The higher costs are one selling point for turning on HDA, said the Navy official with direct knowledge of the negotiations.
“HDA is paid from operational and maintenance appropriations, and in the future could act as a brake on overutilization of the fleet,” he said.
For example, the roughly 5,000 sailors and airmen onboard the Stennis who made the double-pump deployments would have each walked away with about $750. That would add up to an added cost of about $4 million, had HDA been flowing at that time.
Clark said that when the discussion of paying HDA had surfaced in the past, it was met with opposition. DoD leaders were concerned about defining 190 days as a long deployment across each of the services. And the Army, which typically sends soldiers on nine-month or longer overseas rotations, would incur heavy payouts.
The Navy is working on another way to get the sailors money, which might be more palatable for other services.
That option would be to institute Hazardous Duty Pay-Tempo, or HDP-T. This option would be more attractive to other services, such as the Army, because it gives the service secretary greater leeway to define a long deployment.

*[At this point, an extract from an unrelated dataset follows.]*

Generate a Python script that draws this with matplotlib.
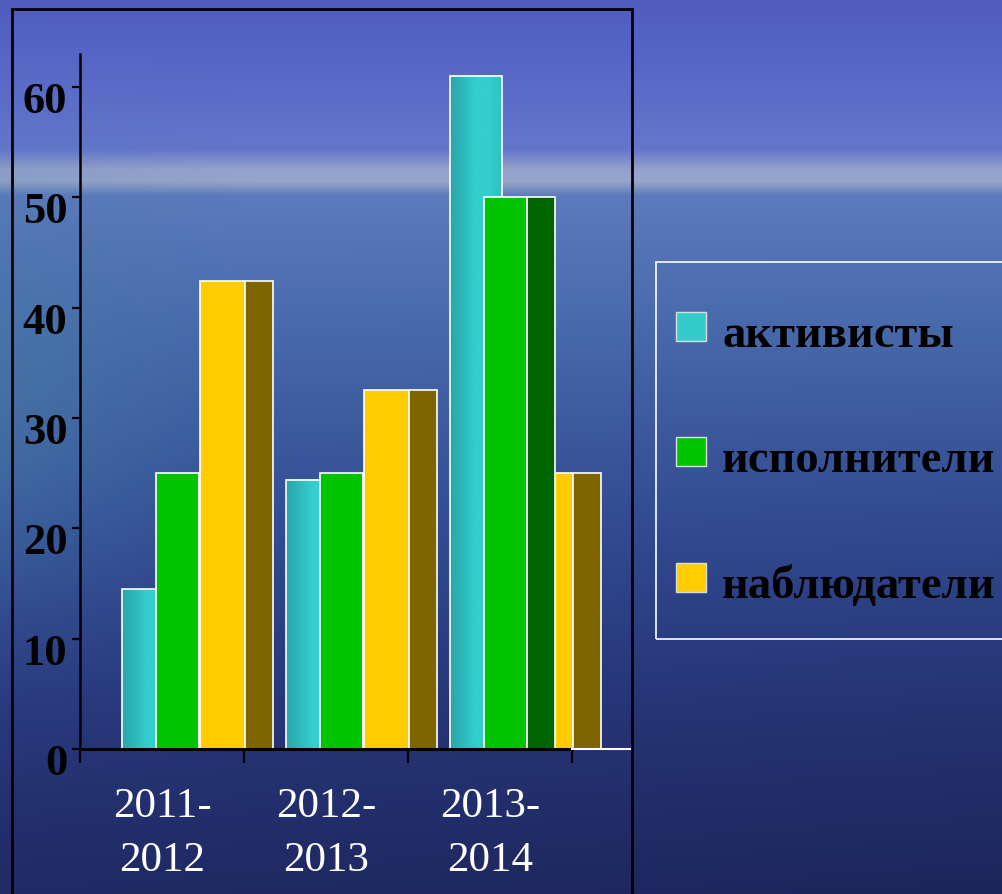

Either way, the official said, the Navy is committed to the $250-range per month rate.
Cmdr. Scott McIlnay, a Joint Chiefs spokesman, said that a draft of the plan has not been forwarded to DoD or the Joint Chiefs, but that one is forthcoming.
“The Navy is working on a proposal that they intend to forward to [the Department of Defense and the Joint Chiefs],” McIlnay said in an email. “It’s not appropriate for me to comment on a Navy proposal, and nothing formal has been sent.”